Photo/Illutration Pedestrians flood the Nakamise shopping street in Asakusa in Tokyo on Oct. 3, the first weekend since Tokyo was allowed to join the government’s "Go To Travel" subsidy program to promote tourism battered by the new coronavirus pandemic. (Takuya Isayama)

With foreign tourists shut out from Japan due to the coronavirus pandemic, about 15 percent of overall domestic travel revenue will be lost between February and December, according to a research institute estimate.

The forecast by Resona Research Institute also showed that Tokyo, Osaka and three other prefectures will be hardest hit among Japan’s 47 prefectures, representing 60 percent of the projected losses in consumption from the absence of inbound tourists.

The estimate, which was compiled by Hideyuki Araki, a senior researcher at the institute, is based on the assumption that spending among foreign travelers in 2020 remained at the same level as last year.

Araki made the projection based on trends in accommodations and spending, which is released by the government’s Japan Tourism Agency.

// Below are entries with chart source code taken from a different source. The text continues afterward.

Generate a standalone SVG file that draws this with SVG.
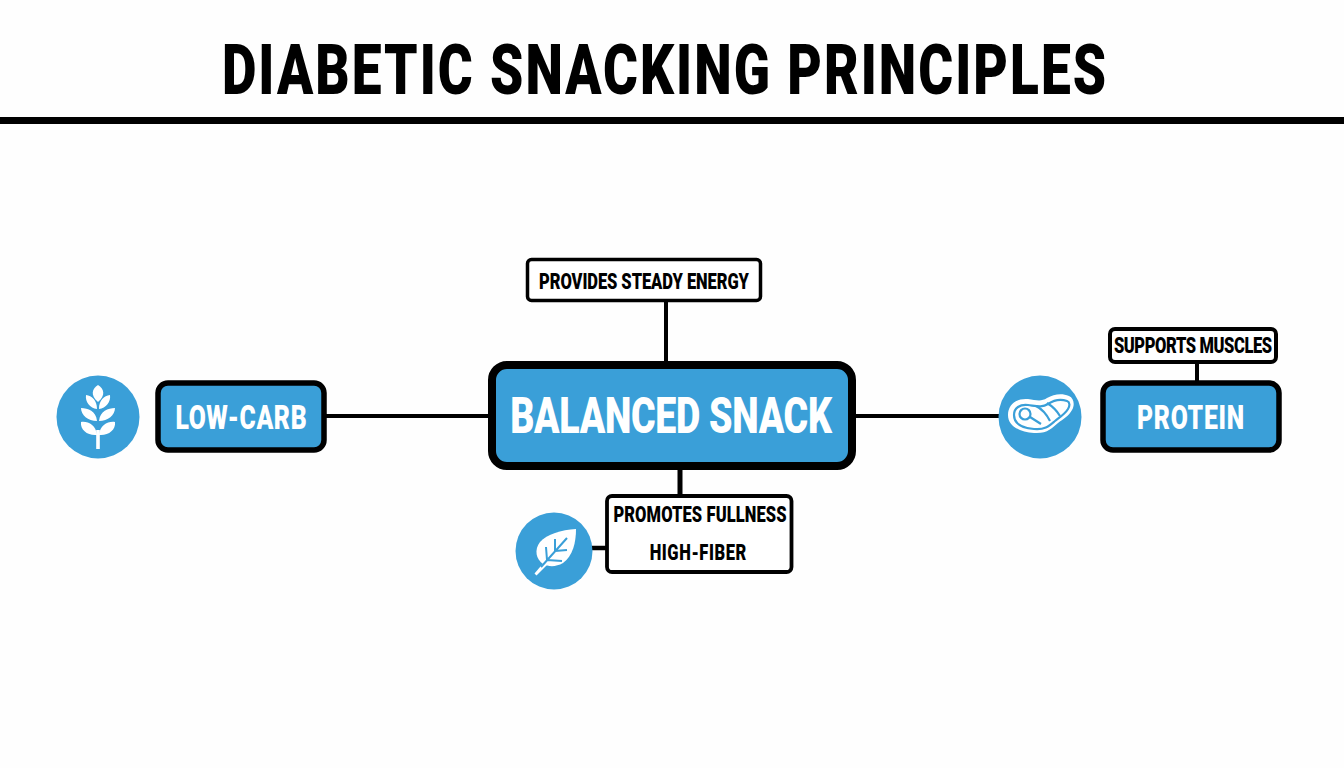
<svg xmlns="http://www.w3.org/2000/svg" width="1344" height="768" viewBox="0 0 1344 768">
<style>
text{font-family:Roboto,"Liberation Sans",sans-serif;font-weight:900;text-anchor:middle}
.line{stroke:#000;fill:none}
.blue{fill:#3a9fd8;stroke:#000}
.note{fill:#fff;stroke:#000}
.disc{fill:#3a9fd8}
.w{fill:#fff}
.k{fill:#000}
.cut{fill:none;stroke:#3a9fd8}
</style>
<rect width="1344" height="768" fill="#fefefe"/>
<g id="title">
<text transform="translate(664 94) scale(.75 1)" font-size="71" class="k" textLength="1179" lengthAdjust="spacing">DIABETIC SNACKING PRINCIPLES</text>
<rect x="0" y="117" width="1344" height="7" fill="#000"/>
</g>
<g id="connectors">
<path class="line" stroke-width="4" d="M326 416H490M855 416H1000"/>
<path class="line" stroke-width="4" d="M666 301V363"/>
<path class="line" stroke-width="5" d="M680 468V496"/>
<path class="line" stroke-width="4.500" d="M591 548H607"/>
<path class="line" stroke-width="4" d="M1197 363V382"/>
</g>
<g id="balanced-snack">
<rect class="blue" x="492" y="365" width="360" height="101" rx="15" stroke-width="8"/>
<text transform="translate(671 433) scale(.75 1)" font-size="50" class="w" textLength="429" lengthAdjust="spacing">BALANCED SNACK</text>
</g>
<g id="steady-energy">
<rect class="note" x="527.500" y="259.500" width="233" height="41" rx="4" stroke-width="3.500"/>
<text transform="translate(644 289) scale(.75 1)" font-size="22" class="k" textLength="280" lengthAdjust="spacing">PROVIDES STEADY ENERGY</text>
</g>
<g id="low-carb">
<circle class="disc" cx="98" cy="417" r="41.500"/>
<g class="w">
<path d="M98 385c6 4 8 10 0 17c-8-7-6-13 0-17Z"/>
<path d="M86 395c6 1 11 5 11 14c-7-1-12-7-11-14ZM110 395c-6 1-11 5-11 14c7-1 12-7 11-14Z"/>
<path d="M81 408c7 0 15 3 16 13c-9 0-16-6-16-13ZM115 408c-7 0-15 3-16 13c9 0 16-6 16-13Z"/>
<path d="M81 422c7-1 15 3 16 13c-9 1-17-5-16-13ZM115 422c-7-1-15 3-16 13c9 1 17-5 16-13Z"/>
<rect x="96.200" y="430" width="3.600" height="19"/>
</g>
<rect class="blue" x="158" y="383" width="166" height="67" rx="10" stroke-width="5.500"/>
<text transform="translate(241 429) scale(.75 1)" font-size="33" class="w" textLength="175" lengthAdjust="spacing">LOW-CARB</text>
</g>
<g id="protein">
<circle class="disc" cx="1040" cy="417" r="41.500"/>
<path class="w" d="M1008 415c0-11 9-17 20-16c8 1 13 3 19-1c7-4 15-5 22-2c5 2 6 9 3 14c-3 6-9 9-14 13c-6 5-11 11-24 10c-13-1-26-6-26-18Z"/>
<path class="cut" stroke-width="2.200" d="M1014 415c0-7 6-11 14-10c8 1 14 3 20-1c6-4 13-5 19-3c3 1 3 5 1 8c-3 5-8 8-13 12c-6 5-10 9-21 8c-11-1-20-5-20-14Z"/>
<circle class="cut" cx="1025" cy="414" r="5.500" stroke-width="2.200"/>
<path class="cut" stroke-width="2.200" d="M1030 417l11 7M1036 406c6 3 11 9 14 15M1047 403c5 3 10 8 13 13"/>
<rect class="blue" x="1103" y="383" width="176" height="67" rx="10" stroke-width="5.500"/>
<text transform="translate(1190.500 429) scale(.75 1)" font-size="33" class="w" textLength="143" lengthAdjust="spacing">PROTEIN</text>
</g>
<g id="supports-muscles">
<rect class="note" x="1110" y="329" width="166" height="33" rx="5" stroke-width="4"/>
<text transform="translate(1193 353) scale(.75 1)" font-size="22" class="k" textLength="211" lengthAdjust="spacing">SUPPORTS MUSCLES</text>
</g>
<g id="high-fiber">
<circle class="disc" cx="554" cy="551" r="38.500"/>
<path class="w" d="M576 529c0 13-3 27-13 34c-7 4-14 4-20 1c-7-5-9-14-3-22c7-8 21-12 36-13Z"/>
<path class="w" d="M534.500 573.500l2 2L549 563l-3-3Z"/>
<path class="cut" stroke-width="2" d="M541 567L567 538M547 560L546 547M547 560L562 561M555 551L555 539M555 551L567 550"/>
<rect class="note" x="607" y="496" width="184.500" height="76" rx="5" stroke-width="3.800"/>
<text transform="translate(700 522) scale(.75 1)" font-size="22" class="k" textLength="231" lengthAdjust="spacing">PROMOTES FULLNESS</text>
<text transform="translate(698 560) scale(.75 1)" font-size="22" class="k" textLength="129" lengthAdjust="spacing">HIGH-FIBER</text>
</g>
</svg>
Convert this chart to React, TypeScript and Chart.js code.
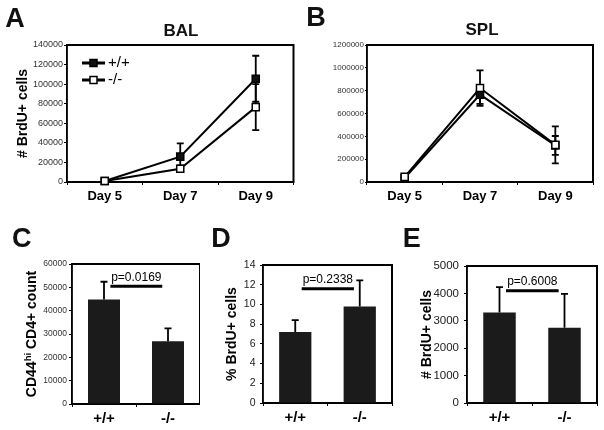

His report showed that a plunge in revenues associated with overseas tourists will have totaled 4,068.2 billion yen ($38,744 million) nationwide in 2020, about 15 percent of a total of 27.9 trillion yen spent on travel in Japan in 2019.

By breakdown, sale of goods was the largest of the lost revenues, at 1,442.3 billion yen, followed by accommodations, at 1,181.6 billion yen.

That suggests that department stores and drug stores have been battered more than developers of hotels by the halting of foreign arrivals due to the COVID-19 crisis.

By prefecture, the impact has been felt more strongly by urban centers. Tokyo, Osaka, Chiba, Kyoto and Hokkaido were the five hardest-hit prefectures, accounting for 60 percent of the country’s lost revenues.

When another five prefectures in descending order--Aichi, Nara, Kanagawa, Okinawa and Fukuoka --were added, the top 10 prefectures will represent nearly 80 percent of the total.

All these prefectures are home to international airports or host popular tourist destinations, such as World Heritage sites and amusement parks.

Araki’s research also found that the value of lost income is larger in the Kanto region, including Tokyo, at 1,506.4 billion yen, while the figure for the Kansai region, Osaka included, was estimated at 1,219 billion yen.

Given the size of the local economy of each, however, the Kansai region has been dealt a more serious blow than the Kanto region as the worth in the former accounts for 1.5 percent, compared with 0.7 percent in the latter.

One example highlighting the hit is a series of closures of drug stores that had opened catering to foreign visitors in Osaka’s Minami district.

“The Kansai region, which is closer to other Asian countries, has become more dependent on inbound tourists after budget carriers began providing service there,” Araki said. “As a result, their absence has been amplified in terms of the economic impact.”

The number of overseas tourists to Japan surged after visa requirements were eased and the yen was weakened under the Abe administration that was formed in late 2012.

There were 31.88 million foreign arrivals in 2019, about 3.8 times the figure for 2012.

A further surge in the number of inbound tourists was expected this year as Tokyo was scheduled to host the Summer Olympics, which were postponed to 2021. 

But the year-on-year rate in the number of foreign travelers has dropped to more than 99 percent since April after Japan closed its borders due to the pandemic.

The government began accepting on Oct. 1 up to 1,000 foreign arrivals a day, primarily mid- and long-term visitors from around the world, for medical and other professional purposes.

But as tourists are not included in the easing of travel restrictions, it is difficult to forecast when consumption by inbound tourists will significantly rebound in Japan.